Anyway, when I caught the signal in question, I had my probe touching the nearest decoupling capacitor, and the reading contradicted the initial hypothesis of shitty power distribution: power was pretty solid just next to the chip. Yellow signal is the VIA_CS signal, purple is the +5V side of the cap:
So, if the power was fine just next to the chip, maybe it gets worse down the line? Nope:
This was being measured at the last chip on the long power line - still, the power fluctuates only just a bit.
Finally, I tested the 74AC138 power input (between the cap and the chip) by touching the probe to VCC pin and this is what I got:
What the hell? Power is fine just before entering 74AC138 and it's perfectly good right after it. That doesn't make sense, does it?
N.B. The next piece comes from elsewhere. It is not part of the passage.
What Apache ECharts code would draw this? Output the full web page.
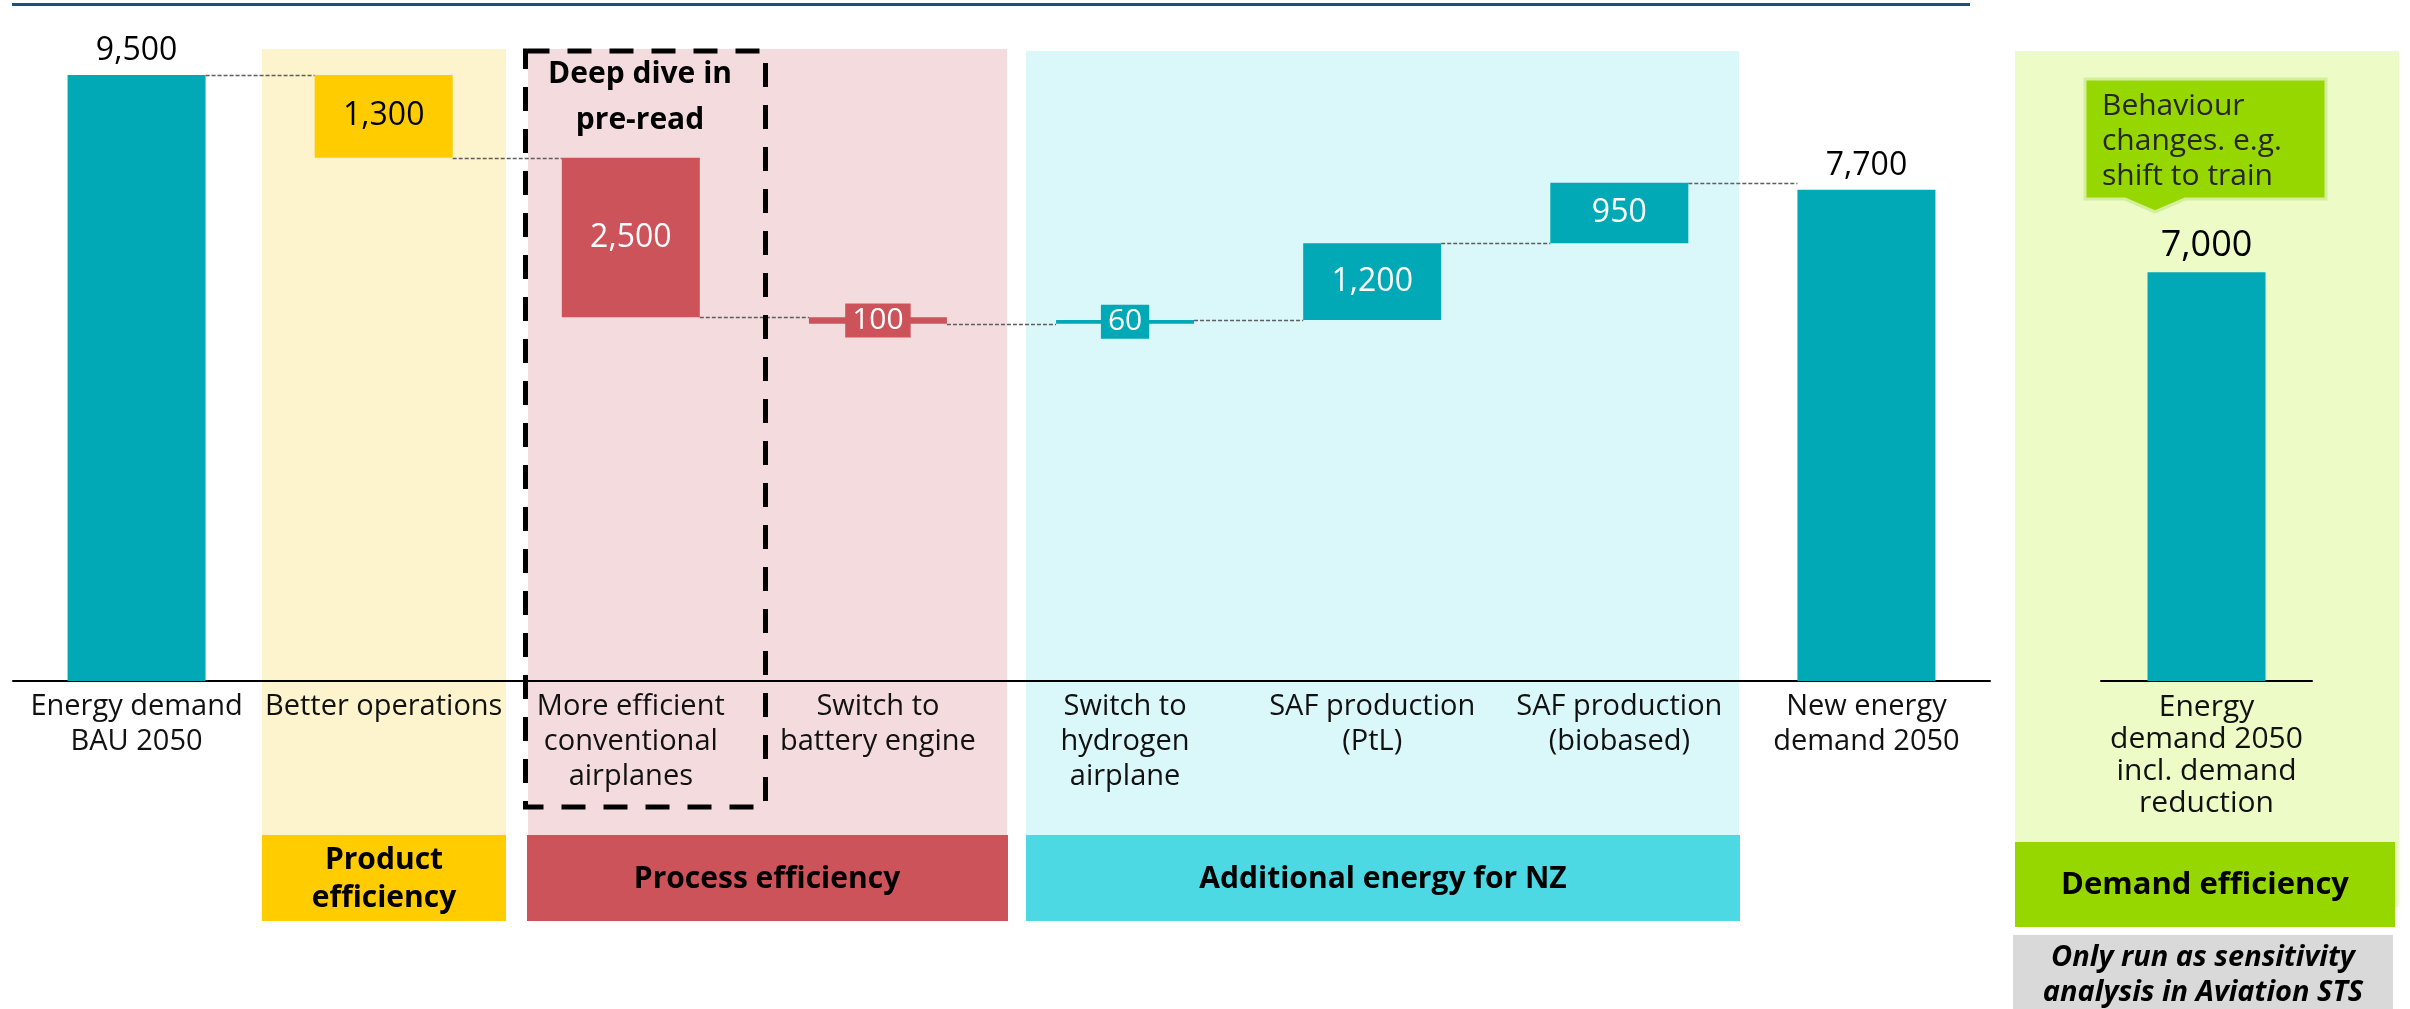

I noticed one more thing - the stronger I pushed the pin down, the less events did the scope capture, up to a point where it would not trigger anymore. I tried measuring resistance between the 74AC138 VCC input and the power jack +5V input (obviously with the device powered down), and guess what - this explains it perfectly. When pressing the pin from the top, it reads (as expected):
Now, when touching gently the pin from the side:
So, it wasn't power distribution that was bad on my board. Sure, it could have been better, but still, this was good enough for the purpose. It was simple bad solder joint. After I fixed it with just a dab of extra solder my "software bug" causing blink to fail - stopped occurring. At the same time it fixed my power distribution on the board :)
Seriously though, I need you to let that sink in: 74AC138 chip was being used each time I sent data to LCD and read its status, and the LCD was running fine. It was also used for enabling UART, and the serial communication was working perfectly. The only thing that failed to work, and only under certain conditions was the blink LED. Only one bit of data sent to VIA DDR register failed due to something that would seem catastrophic - failure to connect power to the I/O selector chip correctly.
Lesson learned for PCB design
When testing the board, don't assume that things working most of the time imply the build or design is correct. Even very serious issues (like disconnecting power from glue logic chip or disconnecting ground from reset controller) do not have to cause spectacular failures and can haunt you in a form of very rare and mysterious glitches.
And, most of all, test your hypothesis each time. I was really sure it was an error in PCB design that caused issues with power delivery, and I was about to start the process all over. I would waste a lot of time and money on something that took hour to find and five minutes to fix - just because somebody challenged my theory.
Problem 2b: round two
Remember the strangely low A5 signal during VIA_CS operation? The one that I fixed a bit by cleaning the flux off? This is what I got back then:
It was a bit on the low side, right?
Probably this is where the 74AC138 got the power from (together with the IO_CS signal), because after fixing the power issue this is what I see:
So yeah, I had plenty of clues that I didn't read correctly, but as the title says - every day is a school day!
Actually the outcome is very, very optimistic: I did run into three serious issues with my latest board (so far, there are probably more!), but I'm very, very happy that I managed to find them and the underlying cause. It was great exercise, I learned a lot and I feel much more confident in my adventures with electronic design. I hope you learned thing or two reading it today.